### What is required:
Return the lines below exactly, from the first line to the line that contains "360, 376, 392];". Leave out pictures.

### Data segment:
..........

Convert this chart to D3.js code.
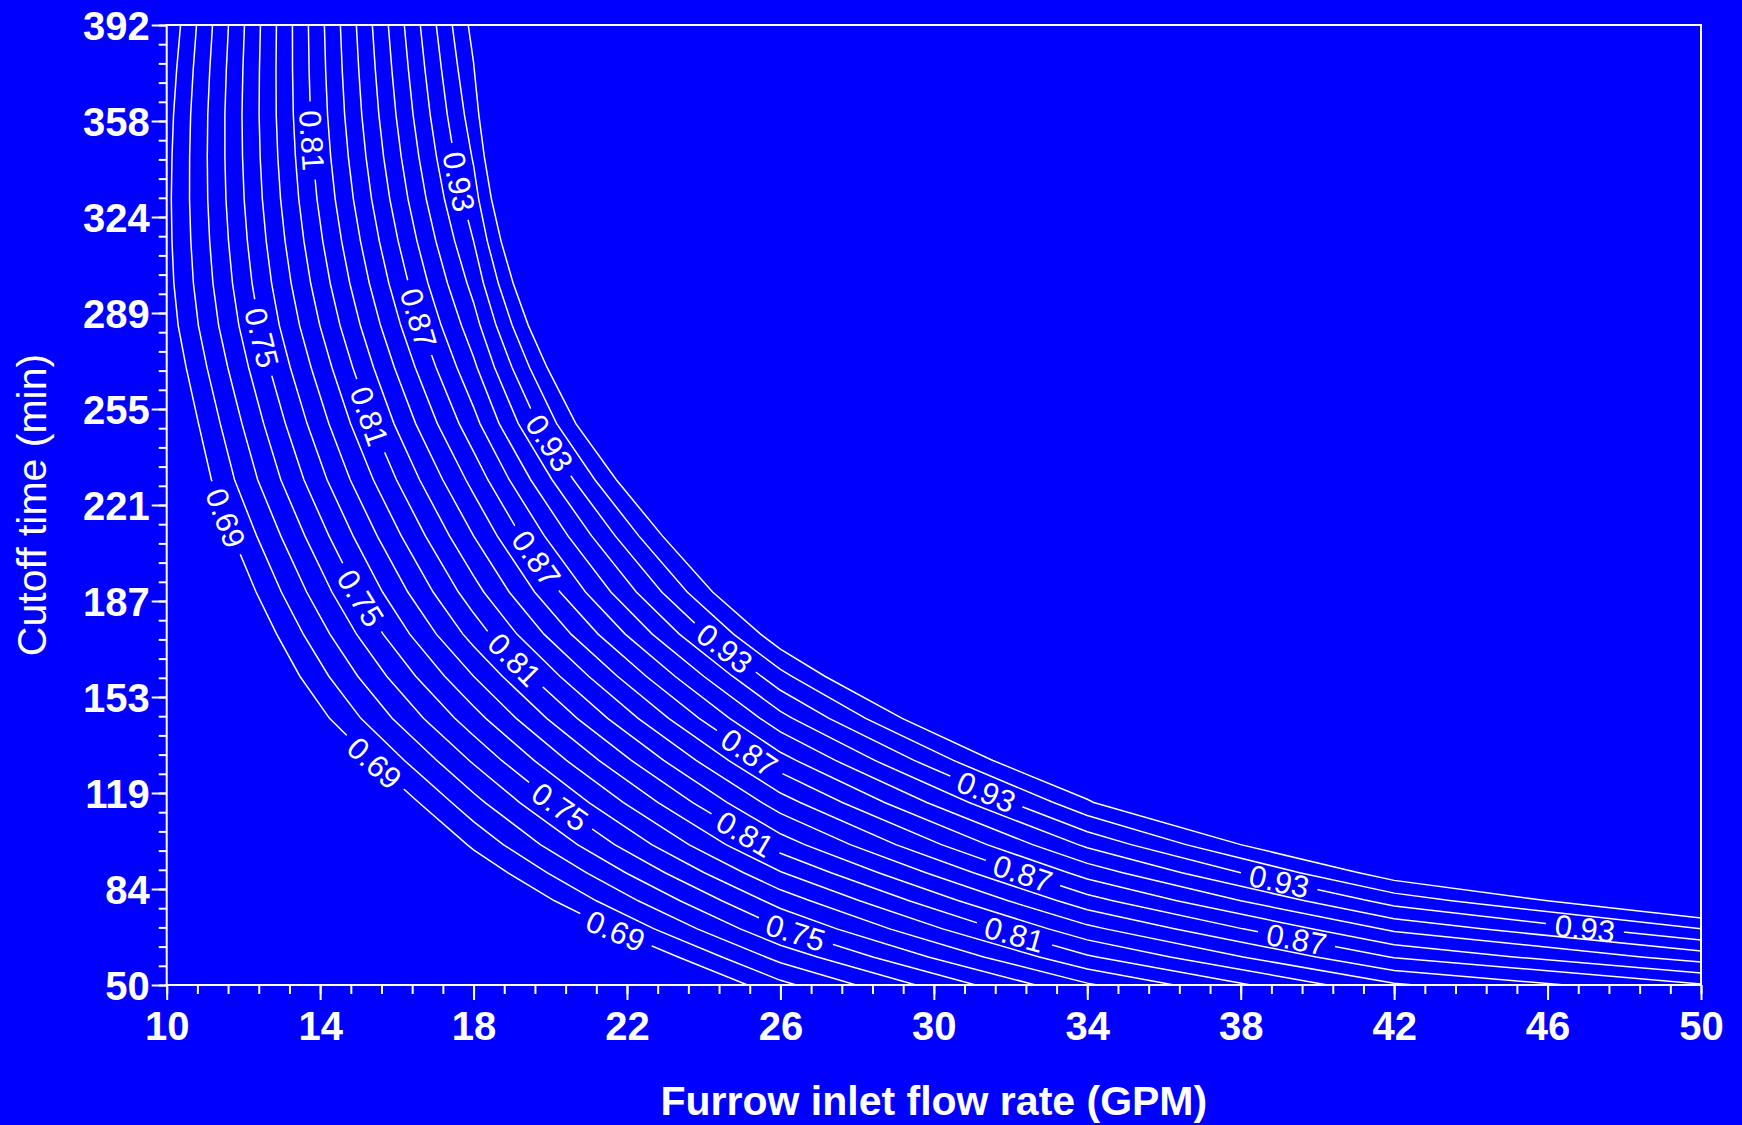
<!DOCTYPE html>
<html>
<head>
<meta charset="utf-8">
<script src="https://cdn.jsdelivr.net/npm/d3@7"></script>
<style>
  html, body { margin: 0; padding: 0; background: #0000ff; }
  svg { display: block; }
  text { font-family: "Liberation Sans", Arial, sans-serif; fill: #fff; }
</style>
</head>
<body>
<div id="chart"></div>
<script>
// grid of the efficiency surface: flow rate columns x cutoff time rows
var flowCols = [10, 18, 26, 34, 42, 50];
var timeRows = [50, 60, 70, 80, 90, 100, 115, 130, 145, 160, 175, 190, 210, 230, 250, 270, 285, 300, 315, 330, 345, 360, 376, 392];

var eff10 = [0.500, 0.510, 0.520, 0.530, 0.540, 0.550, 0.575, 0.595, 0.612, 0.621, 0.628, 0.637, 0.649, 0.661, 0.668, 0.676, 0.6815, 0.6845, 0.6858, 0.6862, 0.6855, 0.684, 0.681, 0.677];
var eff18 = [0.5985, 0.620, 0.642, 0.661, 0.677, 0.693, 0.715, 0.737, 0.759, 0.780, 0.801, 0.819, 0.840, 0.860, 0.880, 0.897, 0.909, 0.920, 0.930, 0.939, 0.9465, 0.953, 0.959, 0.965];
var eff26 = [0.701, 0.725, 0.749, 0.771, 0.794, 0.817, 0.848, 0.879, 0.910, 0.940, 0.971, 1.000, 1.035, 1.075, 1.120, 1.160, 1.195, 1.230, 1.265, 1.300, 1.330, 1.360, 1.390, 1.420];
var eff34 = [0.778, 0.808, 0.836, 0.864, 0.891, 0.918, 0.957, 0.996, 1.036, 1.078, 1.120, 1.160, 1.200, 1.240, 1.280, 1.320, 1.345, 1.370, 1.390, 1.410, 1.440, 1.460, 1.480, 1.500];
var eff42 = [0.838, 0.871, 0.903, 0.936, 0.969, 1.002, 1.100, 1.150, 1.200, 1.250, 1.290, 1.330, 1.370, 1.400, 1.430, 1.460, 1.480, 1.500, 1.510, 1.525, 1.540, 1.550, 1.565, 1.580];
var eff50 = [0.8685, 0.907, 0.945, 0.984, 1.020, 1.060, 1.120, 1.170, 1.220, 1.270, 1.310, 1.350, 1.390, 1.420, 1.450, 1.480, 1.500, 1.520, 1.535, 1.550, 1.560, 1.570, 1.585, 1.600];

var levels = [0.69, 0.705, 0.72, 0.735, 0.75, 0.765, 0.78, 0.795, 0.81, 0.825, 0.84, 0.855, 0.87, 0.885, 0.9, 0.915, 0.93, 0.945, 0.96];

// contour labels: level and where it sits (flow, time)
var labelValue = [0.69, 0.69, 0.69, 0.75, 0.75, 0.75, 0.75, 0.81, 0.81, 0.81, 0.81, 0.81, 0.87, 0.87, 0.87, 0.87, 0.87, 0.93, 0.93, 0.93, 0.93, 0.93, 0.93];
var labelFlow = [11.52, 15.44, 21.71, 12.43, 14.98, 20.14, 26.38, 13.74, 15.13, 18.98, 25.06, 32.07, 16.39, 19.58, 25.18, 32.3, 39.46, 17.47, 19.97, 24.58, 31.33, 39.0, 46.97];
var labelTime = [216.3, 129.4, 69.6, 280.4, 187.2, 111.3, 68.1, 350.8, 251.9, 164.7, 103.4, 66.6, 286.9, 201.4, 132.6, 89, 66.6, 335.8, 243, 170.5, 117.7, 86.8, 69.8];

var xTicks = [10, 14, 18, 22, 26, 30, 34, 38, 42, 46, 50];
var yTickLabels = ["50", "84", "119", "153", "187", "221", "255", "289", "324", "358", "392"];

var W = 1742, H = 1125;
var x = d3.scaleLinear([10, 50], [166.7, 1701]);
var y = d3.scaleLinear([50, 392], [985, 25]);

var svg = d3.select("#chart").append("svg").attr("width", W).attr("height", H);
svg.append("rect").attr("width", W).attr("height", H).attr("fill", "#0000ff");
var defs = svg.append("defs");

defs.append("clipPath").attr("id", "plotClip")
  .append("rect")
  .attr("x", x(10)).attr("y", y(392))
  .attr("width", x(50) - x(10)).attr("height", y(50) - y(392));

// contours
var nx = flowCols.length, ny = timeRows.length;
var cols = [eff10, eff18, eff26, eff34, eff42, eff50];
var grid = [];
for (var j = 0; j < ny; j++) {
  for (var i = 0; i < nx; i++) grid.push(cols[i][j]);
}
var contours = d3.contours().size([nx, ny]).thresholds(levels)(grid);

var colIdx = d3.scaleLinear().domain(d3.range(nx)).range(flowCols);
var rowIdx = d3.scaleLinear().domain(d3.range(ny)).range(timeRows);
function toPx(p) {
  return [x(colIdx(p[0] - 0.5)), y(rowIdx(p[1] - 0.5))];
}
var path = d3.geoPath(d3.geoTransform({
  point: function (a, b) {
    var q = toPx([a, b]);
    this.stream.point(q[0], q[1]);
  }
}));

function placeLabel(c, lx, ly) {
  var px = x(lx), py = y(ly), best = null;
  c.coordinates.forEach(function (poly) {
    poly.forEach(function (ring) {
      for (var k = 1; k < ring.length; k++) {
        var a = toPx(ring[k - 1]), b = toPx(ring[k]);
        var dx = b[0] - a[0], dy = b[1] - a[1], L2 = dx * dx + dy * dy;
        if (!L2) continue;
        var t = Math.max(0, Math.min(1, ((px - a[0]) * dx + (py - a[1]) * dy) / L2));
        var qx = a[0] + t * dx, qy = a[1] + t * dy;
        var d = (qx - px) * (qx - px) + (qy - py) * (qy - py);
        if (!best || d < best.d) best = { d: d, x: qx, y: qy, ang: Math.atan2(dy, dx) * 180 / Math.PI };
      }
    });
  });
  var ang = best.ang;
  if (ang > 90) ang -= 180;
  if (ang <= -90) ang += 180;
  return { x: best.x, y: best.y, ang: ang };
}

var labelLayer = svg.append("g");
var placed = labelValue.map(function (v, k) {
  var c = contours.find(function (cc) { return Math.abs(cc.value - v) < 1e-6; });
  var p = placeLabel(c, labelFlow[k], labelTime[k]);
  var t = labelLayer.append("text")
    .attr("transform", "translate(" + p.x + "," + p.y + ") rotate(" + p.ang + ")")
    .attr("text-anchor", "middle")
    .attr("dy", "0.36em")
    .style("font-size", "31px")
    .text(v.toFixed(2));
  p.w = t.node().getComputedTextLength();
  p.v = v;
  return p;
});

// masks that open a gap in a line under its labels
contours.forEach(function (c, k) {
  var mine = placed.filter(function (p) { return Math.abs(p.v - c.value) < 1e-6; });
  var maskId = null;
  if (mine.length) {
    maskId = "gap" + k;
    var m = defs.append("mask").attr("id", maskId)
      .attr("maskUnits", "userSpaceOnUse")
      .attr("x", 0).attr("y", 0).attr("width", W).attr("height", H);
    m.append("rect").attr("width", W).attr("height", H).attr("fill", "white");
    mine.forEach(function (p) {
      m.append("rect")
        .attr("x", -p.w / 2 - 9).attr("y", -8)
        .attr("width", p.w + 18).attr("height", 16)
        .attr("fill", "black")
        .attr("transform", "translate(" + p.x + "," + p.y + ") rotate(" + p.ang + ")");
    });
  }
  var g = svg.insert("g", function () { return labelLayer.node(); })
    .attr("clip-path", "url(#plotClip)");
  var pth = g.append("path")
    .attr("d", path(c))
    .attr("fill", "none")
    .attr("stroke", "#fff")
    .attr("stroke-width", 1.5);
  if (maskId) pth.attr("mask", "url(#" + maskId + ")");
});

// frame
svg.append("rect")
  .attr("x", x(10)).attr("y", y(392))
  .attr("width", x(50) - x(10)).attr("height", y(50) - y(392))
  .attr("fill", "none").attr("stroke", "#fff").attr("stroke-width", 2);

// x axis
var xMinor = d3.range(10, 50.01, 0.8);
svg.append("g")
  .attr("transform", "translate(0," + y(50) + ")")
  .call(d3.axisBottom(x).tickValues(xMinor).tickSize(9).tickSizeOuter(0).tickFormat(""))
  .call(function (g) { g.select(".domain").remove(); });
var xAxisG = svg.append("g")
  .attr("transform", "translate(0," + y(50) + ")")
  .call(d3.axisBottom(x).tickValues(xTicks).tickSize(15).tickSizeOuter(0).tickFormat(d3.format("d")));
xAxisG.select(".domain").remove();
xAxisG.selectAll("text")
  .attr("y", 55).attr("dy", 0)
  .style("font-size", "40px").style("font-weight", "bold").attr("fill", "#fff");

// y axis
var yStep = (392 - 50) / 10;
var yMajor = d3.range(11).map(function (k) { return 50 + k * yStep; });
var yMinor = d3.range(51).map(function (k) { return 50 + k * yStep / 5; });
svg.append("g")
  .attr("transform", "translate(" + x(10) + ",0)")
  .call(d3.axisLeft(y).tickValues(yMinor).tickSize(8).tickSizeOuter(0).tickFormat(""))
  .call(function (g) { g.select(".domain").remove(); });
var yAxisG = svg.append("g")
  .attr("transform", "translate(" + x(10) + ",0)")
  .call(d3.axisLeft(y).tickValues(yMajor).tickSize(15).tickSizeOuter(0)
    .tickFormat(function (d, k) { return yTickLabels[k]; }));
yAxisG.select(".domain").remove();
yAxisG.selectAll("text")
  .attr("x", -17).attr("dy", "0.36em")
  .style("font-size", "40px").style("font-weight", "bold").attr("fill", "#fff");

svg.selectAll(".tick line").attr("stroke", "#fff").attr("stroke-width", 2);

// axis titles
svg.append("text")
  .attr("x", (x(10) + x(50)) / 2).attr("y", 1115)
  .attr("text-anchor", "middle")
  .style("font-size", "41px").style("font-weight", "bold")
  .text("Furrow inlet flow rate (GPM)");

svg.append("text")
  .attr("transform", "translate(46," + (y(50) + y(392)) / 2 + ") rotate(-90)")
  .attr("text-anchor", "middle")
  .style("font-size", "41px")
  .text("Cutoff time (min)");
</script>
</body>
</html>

..........

### Output of the task:
Convert this chart to D3.js code.
<!DOCTYPE html>
<html>
<head>
<meta charset="utf-8">
<script src="https://cdn.jsdelivr.net/npm/d3@7"></script>
<style>
  html, body { margin: 0; padding: 0; background: #0000ff; }
  svg { display: block; }
  text { font-family: "Liberation Sans", Arial, sans-serif; fill: #fff; }
</style>
</head>
<body>
<div id="chart"></div>
<script>
// grid of the efficiency surface: flow rate columns x cutoff time rows
var flowCols = [10, 18, 26, 34, 42, 50];
var timeRows = [50, 60, 70, 80, 90, 100, 115, 130, 145, 160, 175, 190, 210, 230, 250, 270, 285, 300, 315, 330, 345, 360, 376, 392];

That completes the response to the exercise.